Lindsey Agness has worked in self-help for years. Founder of the Change Corporation and author of Change Your Life with NLP (that's Neuro Linguistic Programming), she offers "life coaching" for those who aren't content with what they've got.
Over the past decade, she observes, our idea of what constitutes realistic ambition has shifted profoundly: "Books are released with eye-catching titles, promising things we might not even have considered before. We are aware of the possibilities as never before - and believe in them in a way we simply didn't 10 years ago."
The result is a culture in which little remains off limits. Books, magazines, the internet, even television shows (virtually every bit of breakfast viewing contains some nugget of self-improvement); they all promise to show us how to get what we want, how to live life as a better, more fulfilled person. Search hard enough, and there is advice on everything from feng shui to launching your presidential bid. With the right approach, we are assured, we can be anything we want. Well, in theory.

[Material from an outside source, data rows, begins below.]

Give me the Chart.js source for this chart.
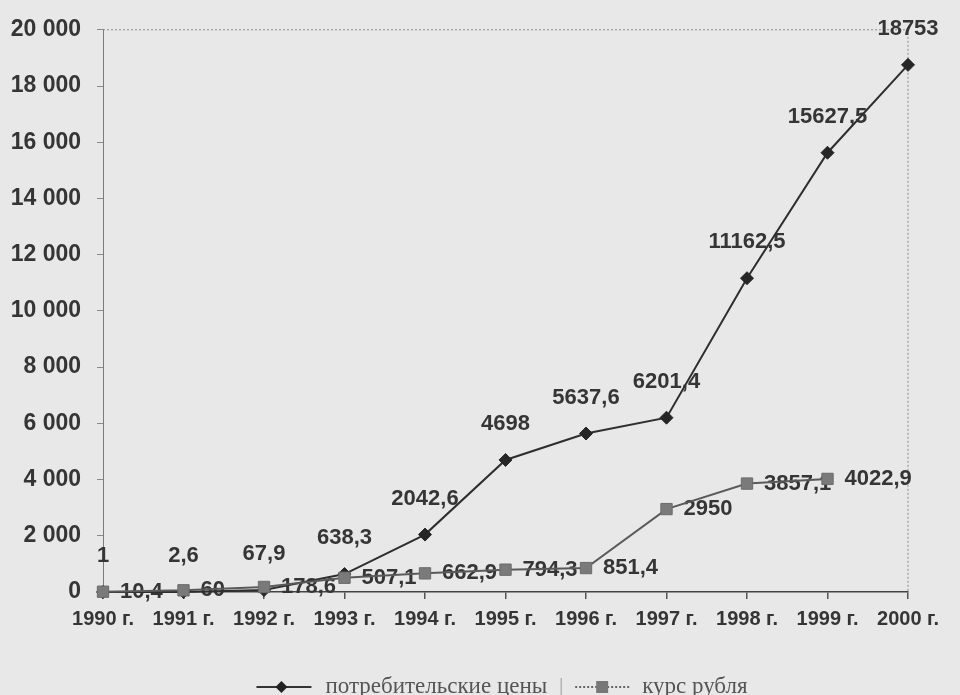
<!DOCTYPE html>
<html>
<head>
<meta charset="utf-8">
<script src="https://cdn.jsdelivr.net/npm/chart.js@4"></script>
<style>
  body { margin: 0; background: #e8e8e8; }
  canvas { display: block; }
</style>
</head>
<body>
<canvas id="myChart" width="960" height="695"></canvas>
<script>
const years = ["1990 г.", "1991 г.", "1992 г.", "1993 г.", "1994 г.", "1995 г.",
  "1996 г.", "1997 г.", "1998 г.", "1999 г.", "2000 г."];
const prices = [1, 2.6, 67.9, 638.3, 2042.6, 4698, 5637.6, 6201.4, 11162.5, 15627.5, 18753];
const ruble = [10.4, 60, 178.6, 507.1, 662.9, 794.3, 851.4, 2950, 3857.1, 4022.9, null];
const seriesNames = ["потребительские цены", "курс рубля"];
const yMax = 20000;
const yStep = 2000;

const textColor = "#353535";
const fmt = (v) => String(v).replace(".", ",");
const thousands = (v) => String(v).replace(/\B(?=(\d{3})+(?!\d))/g, " ");

// labels drawn under the lines, the way the scan shows them crossed out
const valueLabels = {
  id: "valueLabels",
  beforeDatasetsDraw(chart) {
    const ctx = chart.ctx;
    const area = chart.chartArea;
    ctx.save();
    // dotted frame on top and right
    ctx.strokeStyle = "#8a8a8a";
    ctx.lineWidth = 1;
    ctx.setLineDash([2, 2]);
    ctx.beginPath();
    ctx.moveTo(area.left, area.top);
    ctx.lineTo(area.right, area.top);
    ctx.lineTo(area.right, area.bottom);
    ctx.stroke();
    ctx.setLineDash([]);

    ctx.font = "bold 22px 'Liberation Sans', Arial, sans-serif";
    ctx.fillStyle = textColor;
    ctx.textBaseline = "middle";
    chart.getDatasetMeta(0).data.forEach((pt, i) => {
      ctx.textAlign = "center";
      ctx.fillText(fmt(prices[i]), pt.x, pt.y - 36);
    });
    chart.getDatasetMeta(1).data.forEach((pt, i) => {
      if (ruble[i] == null) return;
      ctx.textAlign = "left";
      ctx.fillText(fmt(ruble[i]), pt.x + 17, pt.y);
    });
    ctx.restore();
  },
  afterDraw(chart) {
    // legend: line with marker, like the printed one
    const ctx = chart.ctx;
    ctx.save();
    ctx.font = "23px 'Liberation Serif', 'Times New Roman', serif";
    ctx.textBaseline = "middle";
    ctx.fillStyle = "#555";
    const y = 687;
    const w1 = ctx.measureText(seriesNames[0]).width;
    const w2 = ctx.measureText(seriesNames[1]).width;
    const total = 55 + 14 + w1 + 28 + 55 + 12 + w2;
    let x = 502 - total / 2;

    ctx.strokeStyle = "#333";
    ctx.lineWidth = 2;
    ctx.beginPath();
    ctx.moveTo(x, y);
    ctx.lineTo(x + 55, y);
    ctx.stroke();
    ctx.fillStyle = "#222";
    ctx.beginPath();
    ctx.moveTo(x + 25, y - 6);
    ctx.lineTo(x + 31, y);
    ctx.lineTo(x + 25, y + 6);
    ctx.lineTo(x + 19, y);
    ctx.closePath();
    ctx.fill();
    x += 55 + 14;
    ctx.fillStyle = "#555";
    ctx.textAlign = "left";
    ctx.fillText(seriesNames[0], x, y);
    x += w1 + 14;

    ctx.strokeStyle = "#999";
    ctx.lineWidth = 1;
    ctx.beginPath();
    ctx.moveTo(x, y - 9);
    ctx.lineTo(x, y + 9);
    ctx.stroke();
    x += 14;

    ctx.strokeStyle = "#666";
    ctx.lineWidth = 2;
    ctx.setLineDash([2, 2]);
    ctx.beginPath();
    ctx.moveTo(x, y);
    ctx.lineTo(x + 55, y);
    ctx.stroke();
    ctx.setLineDash([]);
    ctx.fillStyle = "#777";
    ctx.fillRect(x + 21, y - 6, 12, 12);
    x += 55 + 12;
    ctx.fillStyle = "#555";
    ctx.fillText(seriesNames[1], x, y);
    ctx.restore();
  },
};

new Chart(document.getElementById("myChart"), {
  type: "line",
  data: {
    labels: years,
    datasets: [
      {
        label: seriesNames[0],
        data: prices,
        order: 1,
        borderColor: "#2e2e2e",
        borderWidth: 2,
        pointStyle: "rectRot",
        pointRadius: 6.5,
        pointBackgroundColor: "#262626",
        pointBorderColor: "#262626",
        pointBorderWidth: 1,
        tension: 0,
        clip: false,
      },
      {
        label: seriesNames[1],
        data: ruble,
        order: 0,
        borderColor: "#5a5a5a",
        borderWidth: 2,
        pointStyle: "rect",
        pointRadius: 8,
        pointBackgroundColor: "#7a7a7a",
        pointBorderColor: "#6a6a6a",
        pointBorderWidth: 1,
        tension: 0,
        clip: false,
      },
    ],
  },
  options: {
    responsive: false,
    animation: false,
    devicePixelRatio: 1,
    layout: { padding: { top: 25, right: 52, bottom: 63, left: 0 } },
    plugins: {
      legend: { display: false },
      tooltip: { enabled: false },
    },
    scales: {
      x: {
        grid: { drawOnChartArea: false, tickLength: 7, color: "#555", lineWidth: 1.5 },
        border: { color: "#444", width: 1.5 },
        ticks: {
          autoSkip: false,
          maxRotation: 0,
          padding: 8,
          color: textColor,
          font: { family: "'Liberation Sans', Arial, sans-serif", size: 20, weight: "bold" },
        },
        afterFit(scale) { scale.height = 40; },
      },
      y: {
        min: 0,
        max: yMax,
        grid: { drawOnChartArea: false, tickLength: 6, color: "#8a8a8a" },
        border: { color: "#7a7a7a", dash: [2, 2], width: 1 },
        ticks: {
          stepSize: yStep,
          padding: 16,
          color: textColor,
          font: { family: "'Liberation Sans', Arial, sans-serif", size: 23, weight: "bold" },
          callback: (v) => thousands(v),
        },
        afterFit(scale) { scale.width = 103; },
      },
    },
  },
  plugins: [valueLabels],
});
</script>
</body>
</html>
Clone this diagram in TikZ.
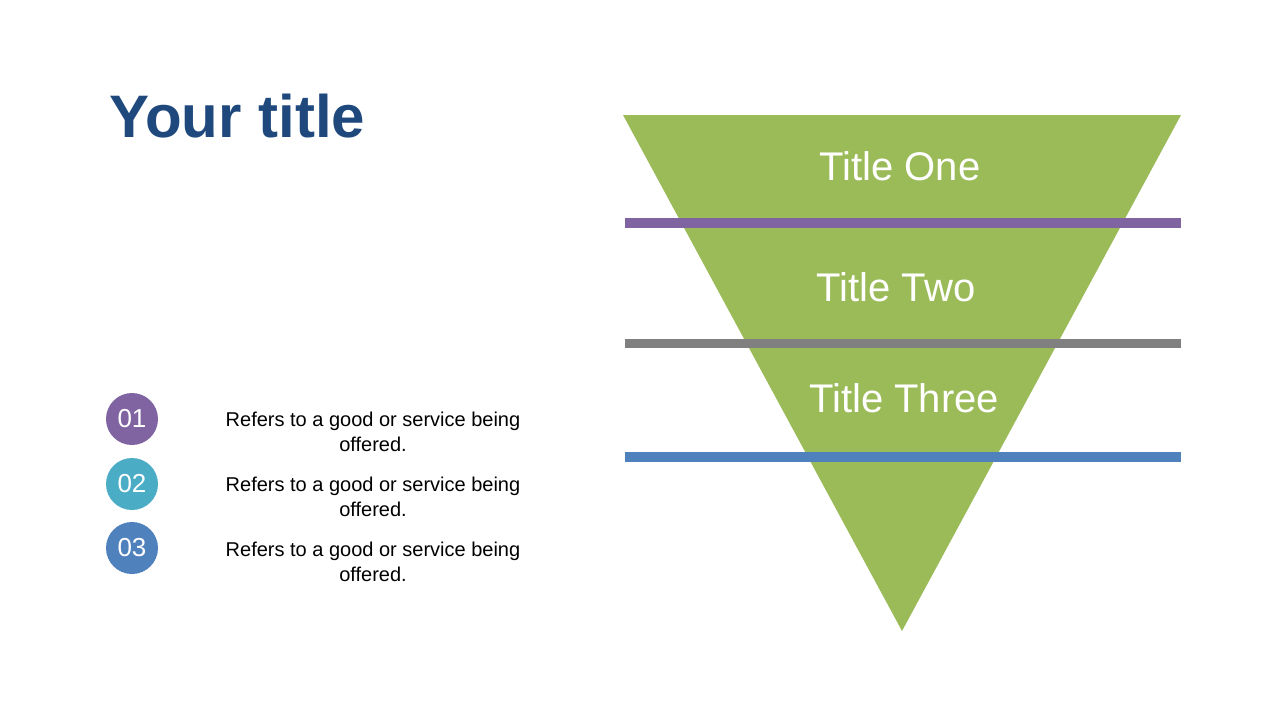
\documentclass[tikz,border=0pt]{standalone}
\usepackage{fontspec}
\setmainfont{Liberation Sans}
\definecolor{tgreen}{HTML}{9BBB59}
\definecolor{tpurple}{HTML}{8064A2}
\definecolor{tgray}{HTML}{808080}
\definecolor{tblue}{HTML}{4F81BD}
\definecolor{tteal}{HTML}{4BACC6}
\definecolor{ttitle}{HTML}{1F497D}
\begin{document}
\begin{tikzpicture}[x=1pt,y=-1pt,
  lvl/.style={text=white,font=\fontsize{40}{44}\selectfont},
  num/.style={circle,minimum size=52pt,inner sep=0pt,text=white,font=\fontsize{26}{28}\selectfont},
  desc/.style={align=center,font=\fontsize{20}{25}\selectfont},
  bar/.style={draw=none}]
\useasboundingbox (0,0) rectangle (1280,720);
\fill[white] (0,0) rectangle (1280,720);
\node[anchor=west,text=ttitle,font=\bfseries\fontsize{60}{64}\selectfont] (title) at (106,116) {Your title};
\fill[tgreen] (623,115) -- (1181,115) -- (902,631) -- cycle;
\fill[tpurple] (625,218) rectangle (1181,228);
\fill[tgray] (625,339) rectangle (1181,348);
\fill[tblue] (625,452) rectangle (1181,462);
\node[lvl] (t1) at (900,166) {Title One};
\node[lvl] (t2) at (896,287) {Title Two};
\node[lvl] (t3) at (904,398) {Title Three};
\node[num,fill=tpurple] (c1) at (132,419) {01};
\node[num,fill=tteal] (c2) at (132,484) {02};
\node[num,fill=tblue] (c3) at (132,548) {03};
\node[desc] (d1) at (373,432) {Refers to a good or service being\\offered.};
\node[desc] (d2) at (373,497) {Refers to a good or service being\\offered.};
\node[desc] (d3) at (373,562) {Refers to a good or service being\\offered.};
\end{tikzpicture}
\end{document}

The reality is rather more complicated. To observe that, for all self-help's blossoming, we aren't much better off than we were in the first place is not to say that it doesn't work. In many instances it might: go on a diet, stick to it, and you will, in the short term at least, lose weight.
But while the tools to achieve certain goals are within our reach, the broader aim of general wellbeing, of fulfilment, of satisfaction with one's lot, remains just out of sight.
Interest in self-help is at its highest in times of economic uncertainty; without a cushion of collective wealth to keep us afloat, we start grasping for a lifejacket of our own construction. And so to 2011, and the hope that it might work. For some of us, it certainly will - those in the business of profiting from its propagation. For the rest of us? Well, don't bank on it.